An article from yesterday’s Wall Street Journal focuses on the investments that many large energy companies are taking steps to prepare for large-scale use of hydrogen as a fuel of the future in the fight to reduce carbon emissions worldwide.
Title of the article: “Major Energy Companies Bet Big on Hydrogen”
Link: https://www.wsj.com/articles/major-energy-companies-bet-big-on-hydrogen-11603392160 (subscription required to read full article, buy you can listen to the full audio version at the link)
According to the article, European energy giants like Royal Dutch Shell, BP and Repsol are seeing opportunities in developing the production of hydrogen. These companies all have goals and programs to reduce carbon emissions, and when it comes to hydrogen these companies already have expertise and experience with fuel storage, compression and transportation and can use those to their advantage when dealing with hydrogen.
Hydrogen is used in fuel cells where it is combined with oxygen to generate electricity. It can also be be burned to power an internal combustion engine. There are no carbon emissions when hydrogen is burned, but hydrogen combustion engines do produce nitrogen oxides (NOx) which are toxic.
The WSJ article cites a study by BloombergNEF titled “Hydrogen Economy Outlook” published earlier this year which stated that by 2050, one third of greenhouse gas emissions could be reduced if governments implement necessary policies to support the development of the hydrogen economy.

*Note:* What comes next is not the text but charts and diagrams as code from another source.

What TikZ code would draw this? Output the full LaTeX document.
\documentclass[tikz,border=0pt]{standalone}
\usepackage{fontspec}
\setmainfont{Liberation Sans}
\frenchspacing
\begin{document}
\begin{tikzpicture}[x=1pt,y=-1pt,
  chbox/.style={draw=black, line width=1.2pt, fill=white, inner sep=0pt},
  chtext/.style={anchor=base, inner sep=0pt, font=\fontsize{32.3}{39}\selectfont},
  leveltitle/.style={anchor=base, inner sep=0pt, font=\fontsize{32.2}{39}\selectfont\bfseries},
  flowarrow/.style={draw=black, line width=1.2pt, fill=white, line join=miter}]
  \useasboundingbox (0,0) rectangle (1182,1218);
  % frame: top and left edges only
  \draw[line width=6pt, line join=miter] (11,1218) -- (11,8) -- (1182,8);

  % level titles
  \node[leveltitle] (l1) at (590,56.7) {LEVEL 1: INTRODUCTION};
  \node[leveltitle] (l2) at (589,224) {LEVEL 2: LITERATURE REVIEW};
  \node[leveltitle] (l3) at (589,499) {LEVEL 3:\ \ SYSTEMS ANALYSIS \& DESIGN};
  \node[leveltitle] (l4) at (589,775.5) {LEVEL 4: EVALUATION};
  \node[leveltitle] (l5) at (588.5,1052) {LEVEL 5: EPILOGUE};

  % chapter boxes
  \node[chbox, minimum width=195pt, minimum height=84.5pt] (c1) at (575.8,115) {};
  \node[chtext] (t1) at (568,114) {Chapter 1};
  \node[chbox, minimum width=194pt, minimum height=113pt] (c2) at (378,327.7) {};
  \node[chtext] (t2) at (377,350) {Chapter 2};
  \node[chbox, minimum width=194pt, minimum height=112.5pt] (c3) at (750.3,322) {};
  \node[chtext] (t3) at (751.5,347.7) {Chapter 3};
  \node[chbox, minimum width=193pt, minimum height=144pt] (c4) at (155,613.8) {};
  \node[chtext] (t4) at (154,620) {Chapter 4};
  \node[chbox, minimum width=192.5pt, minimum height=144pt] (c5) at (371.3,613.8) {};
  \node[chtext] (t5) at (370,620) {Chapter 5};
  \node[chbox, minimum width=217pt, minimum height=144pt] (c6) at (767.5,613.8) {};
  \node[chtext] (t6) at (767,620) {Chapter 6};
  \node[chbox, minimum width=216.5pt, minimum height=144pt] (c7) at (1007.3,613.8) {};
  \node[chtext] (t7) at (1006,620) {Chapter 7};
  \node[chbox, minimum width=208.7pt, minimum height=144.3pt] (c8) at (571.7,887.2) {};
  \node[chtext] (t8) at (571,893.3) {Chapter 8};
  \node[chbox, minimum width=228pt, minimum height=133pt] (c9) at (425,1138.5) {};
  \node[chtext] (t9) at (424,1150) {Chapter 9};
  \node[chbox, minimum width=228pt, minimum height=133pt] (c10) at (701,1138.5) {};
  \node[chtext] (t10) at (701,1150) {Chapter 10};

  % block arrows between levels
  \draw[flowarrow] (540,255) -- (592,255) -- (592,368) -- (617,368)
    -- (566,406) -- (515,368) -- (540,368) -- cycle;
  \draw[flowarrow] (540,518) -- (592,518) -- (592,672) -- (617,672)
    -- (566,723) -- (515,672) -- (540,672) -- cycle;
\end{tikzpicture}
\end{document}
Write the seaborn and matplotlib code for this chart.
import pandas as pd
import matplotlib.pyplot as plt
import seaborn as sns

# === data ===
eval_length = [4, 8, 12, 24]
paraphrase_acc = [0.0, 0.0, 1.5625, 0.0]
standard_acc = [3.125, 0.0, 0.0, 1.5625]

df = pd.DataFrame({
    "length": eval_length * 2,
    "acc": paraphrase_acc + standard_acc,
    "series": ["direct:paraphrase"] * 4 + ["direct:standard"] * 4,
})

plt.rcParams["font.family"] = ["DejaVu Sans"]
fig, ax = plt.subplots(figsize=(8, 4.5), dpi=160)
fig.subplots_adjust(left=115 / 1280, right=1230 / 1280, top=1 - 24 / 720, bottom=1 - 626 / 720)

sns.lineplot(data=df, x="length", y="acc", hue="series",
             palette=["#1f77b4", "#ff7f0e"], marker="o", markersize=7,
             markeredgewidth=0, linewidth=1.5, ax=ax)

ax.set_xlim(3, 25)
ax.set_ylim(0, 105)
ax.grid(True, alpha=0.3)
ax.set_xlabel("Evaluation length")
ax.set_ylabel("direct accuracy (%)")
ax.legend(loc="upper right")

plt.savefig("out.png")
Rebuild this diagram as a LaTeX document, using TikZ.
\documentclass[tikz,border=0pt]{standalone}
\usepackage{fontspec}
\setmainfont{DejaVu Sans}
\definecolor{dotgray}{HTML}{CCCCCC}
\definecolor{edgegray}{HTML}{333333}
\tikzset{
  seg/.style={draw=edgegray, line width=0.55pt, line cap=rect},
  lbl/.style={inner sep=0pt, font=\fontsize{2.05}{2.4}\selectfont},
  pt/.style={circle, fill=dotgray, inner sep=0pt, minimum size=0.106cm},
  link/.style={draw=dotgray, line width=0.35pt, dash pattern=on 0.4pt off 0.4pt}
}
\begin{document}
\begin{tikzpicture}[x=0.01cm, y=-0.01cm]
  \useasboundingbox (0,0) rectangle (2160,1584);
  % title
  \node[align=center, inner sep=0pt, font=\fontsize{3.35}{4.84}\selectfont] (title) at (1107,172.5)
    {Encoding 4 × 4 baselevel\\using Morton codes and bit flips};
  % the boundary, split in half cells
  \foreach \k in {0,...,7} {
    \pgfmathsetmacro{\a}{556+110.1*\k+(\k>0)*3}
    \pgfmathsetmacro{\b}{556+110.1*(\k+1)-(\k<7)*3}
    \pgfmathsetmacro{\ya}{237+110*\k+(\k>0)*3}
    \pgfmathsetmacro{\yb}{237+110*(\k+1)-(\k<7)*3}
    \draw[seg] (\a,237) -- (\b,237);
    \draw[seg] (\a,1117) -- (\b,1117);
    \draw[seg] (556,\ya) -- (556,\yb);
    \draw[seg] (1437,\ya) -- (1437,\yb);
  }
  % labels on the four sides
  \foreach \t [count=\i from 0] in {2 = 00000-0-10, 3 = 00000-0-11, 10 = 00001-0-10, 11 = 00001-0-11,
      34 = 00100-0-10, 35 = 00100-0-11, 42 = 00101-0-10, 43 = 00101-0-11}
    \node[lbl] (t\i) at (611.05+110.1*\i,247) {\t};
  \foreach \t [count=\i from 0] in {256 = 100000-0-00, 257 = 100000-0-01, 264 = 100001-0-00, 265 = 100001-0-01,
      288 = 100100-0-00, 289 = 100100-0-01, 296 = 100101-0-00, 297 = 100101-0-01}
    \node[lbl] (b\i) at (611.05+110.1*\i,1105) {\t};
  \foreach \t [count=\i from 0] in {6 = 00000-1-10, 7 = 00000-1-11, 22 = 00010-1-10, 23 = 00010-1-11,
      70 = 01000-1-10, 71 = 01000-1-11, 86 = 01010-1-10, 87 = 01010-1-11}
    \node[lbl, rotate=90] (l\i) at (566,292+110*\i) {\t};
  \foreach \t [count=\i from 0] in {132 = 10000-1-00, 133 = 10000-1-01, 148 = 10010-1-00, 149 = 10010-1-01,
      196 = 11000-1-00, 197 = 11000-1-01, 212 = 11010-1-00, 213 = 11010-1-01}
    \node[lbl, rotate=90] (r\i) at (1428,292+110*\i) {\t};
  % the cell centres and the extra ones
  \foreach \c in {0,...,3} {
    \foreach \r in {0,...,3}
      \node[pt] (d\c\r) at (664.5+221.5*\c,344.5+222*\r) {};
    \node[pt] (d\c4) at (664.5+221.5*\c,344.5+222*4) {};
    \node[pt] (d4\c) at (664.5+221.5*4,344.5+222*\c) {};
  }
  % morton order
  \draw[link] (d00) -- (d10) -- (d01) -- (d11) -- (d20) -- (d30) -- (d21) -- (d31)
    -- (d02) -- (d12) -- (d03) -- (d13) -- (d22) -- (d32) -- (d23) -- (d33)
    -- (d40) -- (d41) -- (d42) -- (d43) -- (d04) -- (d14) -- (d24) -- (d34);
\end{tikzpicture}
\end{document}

Such policies could be higher taxes on carbon fuels which could make hydrogen more competitive, or subsidies to support hydrogen production. At the moment, hydrogen is produced in various ways some of which require fossil fuel emissions. Color codes are used to identify different methods of hydrogen production: Brown – uses coal, grey – uses natural gas, blue – uses natural gas with carbon capture and storage, green – uses renewable energy such as solar or wind. Green hydrogen is considered the most environmentally desirable, but at the moment is also the most expensive.
The hydrogen economy has been talked about for many years, but hydrogen still seems to be a somewhat marginal player in the overall goal to transition away from carbon producing energy. If nothing better comes along, maybe it will help play a bigger role in our energy future, but it does seem to require a great deal of investment and infrastructure to be widely adopted.